Turnaround Letter Buy-rated Gannett (GCI) completed its merger with New Media Investment Group yesterday. Gannett shareholders receive $6.25/share in cash and .5427 shares of New Media Investment Group (which closed at $6.28 yesterday). This translates to about $9.65/share in value to former Gannett shareholders. The combined company will retain the Gannett name and trade under the GCI ticker symbol.
We are retaining our Buy rating on the new Gannett shares, with a price target of $9. The combined company should generate considerable cost-savings to boost EBITDA and help provide the cash flow needed to reduce its now-sizeable (3.5x leverage) debt. Our price target assumes that the company generates less than half of the $275-300 million in synergies expected by management, and trades at a modest 4.5x EV/EBITDA multiple in 2021.

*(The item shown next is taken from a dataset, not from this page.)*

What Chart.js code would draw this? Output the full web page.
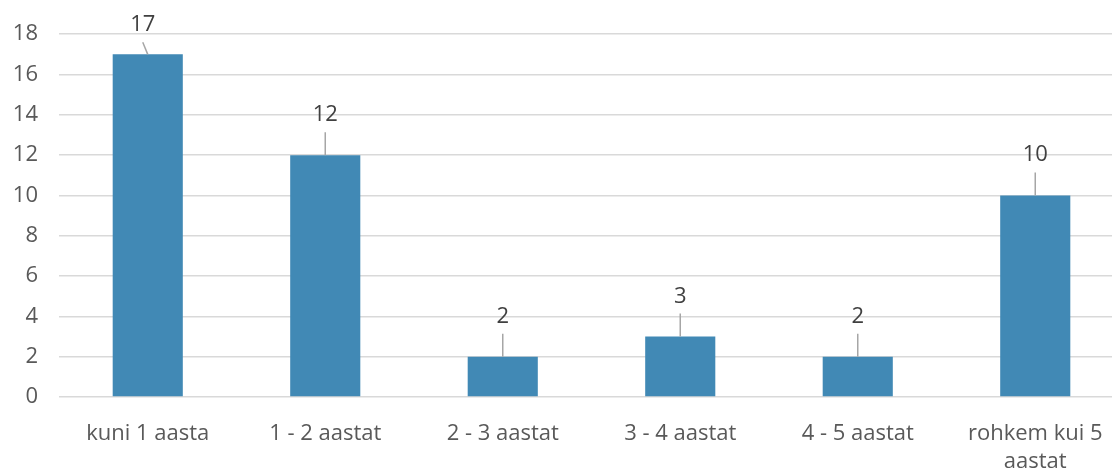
<!DOCTYPE html>
<html><head><meta charset="utf-8">
<script src="https://cdn.jsdelivr.net/npm/chart.js@4/dist/chart.umd.min.js"></script>
<style>html,body{margin:0;padding:0;overflow:hidden;background:#fff;width:1112px;height:471px}canvas{display:block}</style>
</head><body>
<canvas id="c" width="1124" height="471" style="width:1124px;height:471px"></canvas>
<script>
const categories = [["kuni 1 aasta"], ["1 - 2 aastat"], ["2 - 3 aastat"], ["3 - 4 aastat"], ["4 - 5 aastat"], ["rohkem kui 5", "aastat"]];
const values = [17, 12, 2, 3, 2, 10];
const yTicks = [0, 2, 4, 6, 8, 10, 12, 14, 16, 18];

const FONT = "'Open Sans', sans-serif";
const TXT = '#595959';
const FS = 22;

const labelPlugin = {
  id: 'calloutLabels',
  afterDatasetsDraw(chart) {
    const ctx = chart.ctx;
    const meta = chart.getDatasetMeta(0);
    const minCy = chart.chartArea.top - 11;
    ctx.save();
    ctx.font = FS + 'px ' + FONT;
    ctx.textAlign = 'center';
    ctx.textBaseline = 'alphabetic';
    meta.data.forEach((bar, i) => {
      let cy = bar.y - 42;
      let lx = bar.x;
      if (cy < minCy) { cy = minCy; lx = bar.x - 5; }
      ctx.strokeStyle = '#a6a6a6';
      ctx.lineWidth = 1.5;
      ctx.beginPath();
      ctx.moveTo(lx, cy + 19);
      ctx.lineTo(bar.x, bar.y);
      ctx.stroke();
      ctx.fillStyle = '#404040';
      ctx.fillText(String(values[i]), lx, cy + 8);
    });
    ctx.restore();
  }
};

new Chart(document.getElementById('c'), {
  type: 'bar',
  data: {
    labels: categories,
    datasets: [{
      data: values,
      backgroundColor: '#4189b5',
      borderWidth: 0,
      categoryPercentage: 1,
      barPercentage: 0.395
    }]
  },
  options: {
    responsive: false,
    animation: false,
    layout: { padding: { top: 30, left: 0, right: 0, bottom: 0 } },
    plugins: { legend: { display: false }, tooltip: { enabled: false } },
    scales: {
      x: {
        grid: { display: false },
        border: { display: false },
        afterFit(axis) { axis.height = 74; },
        ticks: { color: TXT, font: { family: FONT, size: FS, lineHeight: 1.27 }, padding: 15, maxRotation: 0, autoSkip: false }
      },
      y: {
        min: 0, max: 18,
        afterBuildTicks(axis) { axis.ticks = yTicks.map(v => ({ value: v })); },
        afterFit(axis) { axis.width = 59; },
        grid: { color: '#d9d9d9', lineWidth: 1.5, drawTicks: false },
        border: { display: false },
        ticks: { color: TXT, font: { family: FONT, size: FS }, padding: 21 }
      }
    }
  },
  plugins: [labelPlugin]
});
</script>
</body></html>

The leadership team looks capable and is overseen by private equity firm Fortress Investment Group, who retains their shares along with incentives to boost the company’s value. Fortress is providing the (expensive at 11.5% interest rate) loans that refinance the new company’s debts.
Management appears committed to the new $0.76/share dividend, which appears reasonably sustainable based on our current projections. This produces an appealing 11% yield.
We rate new Gannett shares a Buy with a $9 price target.
Disclosure Note: One or more employees of the Publisher own shares of all Turnaround Letter recommended stocks including GCI shares.